* Provided material:
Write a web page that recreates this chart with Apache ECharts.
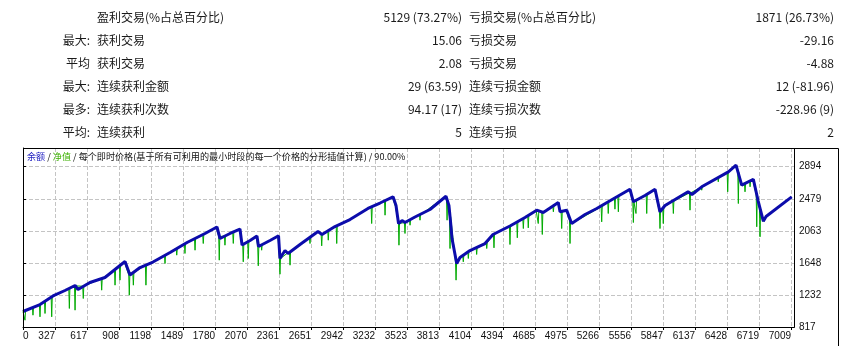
<!DOCTYPE html>
<html>
<head>
<meta charset="utf-8">
<script src="https://cdn.jsdelivr.net/npm/echarts@6/dist/echarts.min.js"></script>
<style>
  html, body { margin: 0; padding: 0; background: #fff; }
  #chart { width: 847px; height: 346px; }
</style>
</head>
<body>
<div id="chart"></div>
<script>
// summary table
const prefixes = ['', '最大:', '平均', '最大:', '最多:', '平均:']
const winLabels = ['盈利交易(%占总百分比)', '获利交易', '获利交易', '连续获利金额', '连续获利次数', '连续获利']
const winValues = ['5129 (73.27%)', '15.06', '2.08', '29 (63.59)', '94.17 (17)', '5']
const lossLabels = ['亏损交易(%占总百分比)', '亏损交易', '亏损交易', '连续亏损金额', '连续亏损次数', '连续亏损']
const lossValues = ['1871 (26.73%)', '-29.16', '-4.88', '12 (-81.96)', '-228.96 (9)', '2']

// axes
const xLabels = ['0', '327', '617', '908', '1198', '1489', '1780', '2070', '2361', '2651', '2942', '3232',
  '3523', '3813', '4104', '4394', '4685', '4975', '5266', '5556', '5847', '6137', '6428', '6719', '7009']
const yMin = 817
const yStep = 415.4

// balance curve (trade no., value)
const balT = [0, 155, 274, 383, 475, 502, 611, 748, 885, 931, 976, 1068, 1186, 1342, 1497, 1661, 1770, 1798,
  1889, 1980, 1999, 2072, 2135, 2149, 2254, 2332, 2345, 2391, 2419, 2528, 2692, 2729, 2847, 2984, 3148, 3258,
  3377, 3404, 3427, 3459, 3486, 3577, 3714, 3860, 3887, 3905, 3915, 3958, 3988, 4079, 4216, 4289, 4444, 4581,
  4688, 4748, 4885, 4901, 4962, 5007, 5129, 5236, 5357, 5539, 5570, 5676, 5768, 5813, 5859, 6069, 6105, 6194,
  6437, 6507, 6559, 6665, 6708, 6756, 6781, 7015]
const balance = [1018, 1108, 1219, 1290, 1355, 1303, 1394, 1459, 1614, 1666, 1491, 1588, 1659, 1782, 1912, 2029, 2113, 1964,
  2029, 2087, 1880, 1938, 1996, 1860, 1938, 1999, 1705, 1808, 1770, 1886, 2055, 2016, 2119, 2210, 2353, 2424,
  2504, 2392, 2158, 2197, 2171, 2243, 2340, 2512, 2392, 2132, 1964, 1640, 1718, 1808, 1899, 2016, 2126, 2236,
  2331, 2301, 2430, 2310, 2331, 2158, 2275, 2353, 2453, 2603, 2440, 2521, 2603, 2310, 2392, 2569, 2534, 2634,
  2828, 2914, 2655, 2732, 2456, 2188, 2249, 2504]

// equity: level next to each point and the low of its dip
const eqT = [18, 91, 155, 201, 262, 423, 475, 550, 718, 840, 885, 931, 970, 1007, 1122, 1296, 1403, 1478, 1570, 1645,
  1770, 1791, 1843, 1919, 1980, 2010, 2056, 2135, 2147, 2178, 2332, 2345, 2437, 2619, 2692, 2726, 2786, 2863, 3182, 3304,
  3377, 3404, 3431, 3486, 3532, 3623, 3850, 3870, 3897, 3952, 4018, 4064, 4140, 4232, 4298, 4444, 4511, 4566,
  4611, 4688, 4702, 4739, 4840, 4880, 4916, 4962, 4992, 5010, 5281, 5341, 5402, 5433, 5539, 5570, 5594, 5692, 5768,
  5813, 5843, 5935, 6087, 6194, 6345, 6431, 6507, 6528, 6559, 6589, 6635, 6665, 6696, 6726, 6756, 6802]
const eqTop = [1025, 1070, 1105, 1150, 1205, 1315, 1350, 1345, 1445, 1560, 1610, 1655, 1495, 1520, 1620, 1745, 1830, 1895, 1960, 2015,
  2105, 1990, 1995, 2045, 2080, 1890, 1925, 1990, 1860, 1885, 1990, 1705, 1795, 1975, 2050, 2015, 2065, 2125, 2370, 2450,
  2500, 2380, 2160, 2170, 2205, 2270, 2500, 2460, 2250, 1660, 1745, 1795, 1850, 1910, 2020, 2120, 2175, 2220,
  2260, 2325, 2320, 2300, 2380, 2425, 2310, 2325, 2200, 2155, 2375, 2440, 2490, 2515, 2598, 2440, 2455, 2535, 2598,
  2310, 2365, 2450, 2555, 2630, 2755, 2820, 2905, 2820, 2650, 2675, 2710, 2725, 2530, 2350, 2185, 2270]
const eqLow = [905, 970, 949, 992, 949, 1057, 1035, 1186, 1294, 1359, 1424, 1655, 1229, 1359, 1359, 1640, 1748, 1770, 1812, 1899,
  2105, 1683, 1877, 1900, 2080, 1662, 1705, 1990, 1610, 1812, 1990, 1501, 1618, 1899, 2050, 1869, 1942, 1899, 2158, 2266,
  2500, 2380, 1877, 2029, 2136, 2201, 2500, 2201, 1834, 1424, 1662, 1705, 1757, 1834, 1843, 1886, 1973, 2093,
  2102, 2325, 2158, 2016, 2310, 2425, 2093, 2325, 1899, 2155, 2180, 2288, 2344, 2310, 2598, 2171, 2288, 2288, 2598,
  2093, 2158, 2288, 2331, 2590, 2699, 2569, 2905, 2417, 2650, 2569, 2634, 2725, 2116, 1986, 2185, 2245]
const eqStart = [0, 1018]
const eqEnd = [7015, 2495]

const xStep = 7009 / 24
const xMax = 7036
const yMax = 3137

const balanceData = balT.map((t, i) => [t, balance[i]])
const equityData = [eqStart]
eqT.forEach((t, i) => {
  equityData.push([t - 5, eqTop[i]], [t, eqLow[i]], [t + 5, eqTop[i]])
})
equityData.push(eqEnd)

const cjk = '"Noto Sans CJK SC", sans-serif'
const graphics = []
const rowY = 17
const rowH = 23
prefixes.forEach((p, i) => {
  const y = rowY + i * rowH
  const base = { font: '12px ' + cjk, fill: '#1a1a1a', verticalAlign: 'middle' }
  graphics.push({ type: 'text', x: 90, y, style: { ...base, text: p, align: 'right' } })
  graphics.push({ type: 'text', x: 97, y, style: { ...base, text: winLabels[i], align: 'left' } })
  graphics.push({ type: 'text', x: 462, y, style: { ...base, text: winValues[i], align: 'right' } })
  graphics.push({ type: 'text', x: 469, y, style: { ...base, text: lossLabels[i], align: 'left' } })
  graphics.push({ type: 'text', x: 834, y, style: { ...base, text: lossValues[i], align: 'right' } })
})

// chart caption
const capFont = '9.1px ' + cjk
graphics.push({
  type: 'text', x: 27, y: 157, z: 10,
  style: {
    text: '{b|余额} / {g|净值} / 每个即时价格(基于所有可利用的最小时段的每一个价格的分形插值计算) / 90.00%',
    font: capFont, fill: '#111', verticalAlign: 'middle',
    rich: {
      b: { fill: '#1c1cc0', font: capFont },
      g: { fill: '#3cb000', font: capFont }
    }
  }
})

// plot border and outer frame
graphics.push({ type: 'rect', z: 5, shape: { x: 23.5, y: 148.5, width: 771, height: 179 }, style: { stroke: '#000', lineWidth: 1, fill: null } })
graphics.push({ type: 'polyline', z: 5, shape: { points: [[23, 148.5], [838.5, 148.5], [838.5, 346]] }, style: { stroke: '#000', lineWidth: 1, fill: null } })

const chart = echarts.init(document.getElementById('chart'))
const axisFont = '"Liberation Sans", sans-serif'
const gridLine = { show: true, lineStyle: { color: '#c4c4c4', width: 1, type: 'dashed', dashOffset: 0 } }

chart.setOption({
  animation: false,
  graphic: graphics,
  grid: { left: 23, top: 148, right: 53, bottom: 19 },
  xAxis: {
    type: 'value',
    min: 0,
    max: xMax,
    interval: xStep,
    axisLine: { show: true, lineStyle: { color: '#000' } },
    axisTick: { show: true, length: 3, lineStyle: { color: '#000' } },
    axisLabel: {
      color: '#111', fontFamily: axisFont, fontSize: 10, margin: 4, align: 'right',
      showMaxLabel: false,
      formatter: (v) => {
        const k = Math.round(v / xStep)
        if (k === 0) return '{z|0}'
        return xLabels[k] || ''
      },
      rich: { z: { width: 0, align: 'left', padding: [0, 0, 0, 1], fontFamily: axisFont, fontSize: 10, color: '#111' } }
    },
    splitLine: gridLine
  },
  yAxis: {
    type: 'value',
    position: 'right',
    min: yMin,
    max: yMax,
    interval: yStep,
    axisLine: { show: true, lineStyle: { color: '#000' } },
    axisTick: { show: true, length: 3, lineStyle: { color: '#000' } },
    axisLabel: {
      color: '#111', fontFamily: axisFont, fontSize: 10, margin: 5,
      showMaxLabel: false,
      formatter: (v) => String(Math.round(v))
    },
    splitLine: gridLine
  },
  series: [
    {
      name: '净值',
      type: 'line',
      data: equityData,
      showSymbol: false,
      z: 2,
      lineStyle: { color: '#00aa00', width: 1 }
    },
    {
      name: '余额',
      type: 'line',
      data: balanceData,
      showSymbol: false,
      z: 3,
      lineStyle: { color: '#0c0cab', width: 3 }
    }
  ]
})
</script>
</body>
</html>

* Instructions to follow: Up to and including the line with "2828, 2914, 2655, 2732, 2456, 2188, 2249, 2504]", copy the data above from its first line. Skip pictures.

* Answer for this exercise:
Write a web page that recreates this chart with Apache ECharts.
<!DOCTYPE html>
<html>
<head>
<meta charset="utf-8">
<script src="https://cdn.jsdelivr.net/npm/echarts@6/dist/echarts.min.js"></script>
<style>
  html, body { margin: 0; padding: 0; background: #fff; }
  #chart { width: 847px; height: 346px; }
</style>
</head>
<body>
<div id="chart"></div>
<script>
// summary table
const prefixes = ['', '最大:', '平均', '最大:', '最多:', '平均:']
const winLabels = ['盈利交易(%占总百分比)', '获利交易', '获利交易', '连续获利金额', '连续获利次数', '连续获利']
const winValues = ['5129 (73.27%)', '15.06', '2.08', '29 (63.59)', '94.17 (17)', '5']
const lossLabels = ['亏损交易(%占总百分比)', '亏损交易', '亏损交易', '连续亏损金额', '连续亏损次数', '连续亏损']
const lossValues = ['1871 (26.73%)', '-29.16', '-4.88', '12 (-81.96)', '-228.96 (9)', '2']

// axes
const xLabels = ['0', '327', '617', '908', '1198', '1489', '1780', '2070', '2361', '2651', '2942', '3232',
  '3523', '3813', '4104', '4394', '4685', '4975', '5266', '5556', '5847', '6137', '6428', '6719', '7009']
const yMin = 817
const yStep = 415.4

// balance curve (trade no., value)
const balT = [0, 155, 274, 383, 475, 502, 611, 748, 885, 931, 976, 1068, 1186, 1342, 1497, 1661, 1770, 1798,
  1889, 1980, 1999, 2072, 2135, 2149, 2254, 2332, 2345, 2391, 2419, 2528, 2692, 2729, 2847, 2984, 3148, 3258,
  3377, 3404, 3427, 3459, 3486, 3577, 3714, 3860, 3887, 3905, 3915, 3958, 3988, 4079, 4216, 4289, 4444, 4581,
  4688, 4748, 4885, 4901, 4962, 5007, 5129, 5236, 5357, 5539, 5570, 5676, 5768, 5813, 5859, 6069, 6105, 6194,
  6437, 6507, 6559, 6665, 6708, 6756, 6781, 7015]
const balance = [1018, 1108, 1219, 1290, 1355, 1303, 1394, 1459, 1614, 1666, 1491, 1588, 1659, 1782, 1912, 2029, 2113, 1964,
  2029, 2087, 1880, 1938, 1996, 1860, 1938, 1999, 1705, 1808, 1770, 1886, 2055, 2016, 2119, 2210, 2353, 2424,
  2504, 2392, 2158, 2197, 2171, 2243, 2340, 2512, 2392, 2132, 1964, 1640, 1718, 1808, 1899, 2016, 2126, 2236,
  2331, 2301, 2430, 2310, 2331, 2158, 2275, 2353, 2453, 2603, 2440, 2521, 2603, 2310, 2392, 2569, 2534, 2634,
  2828, 2914, 2655, 2732, 2456, 2188, 2249, 2504]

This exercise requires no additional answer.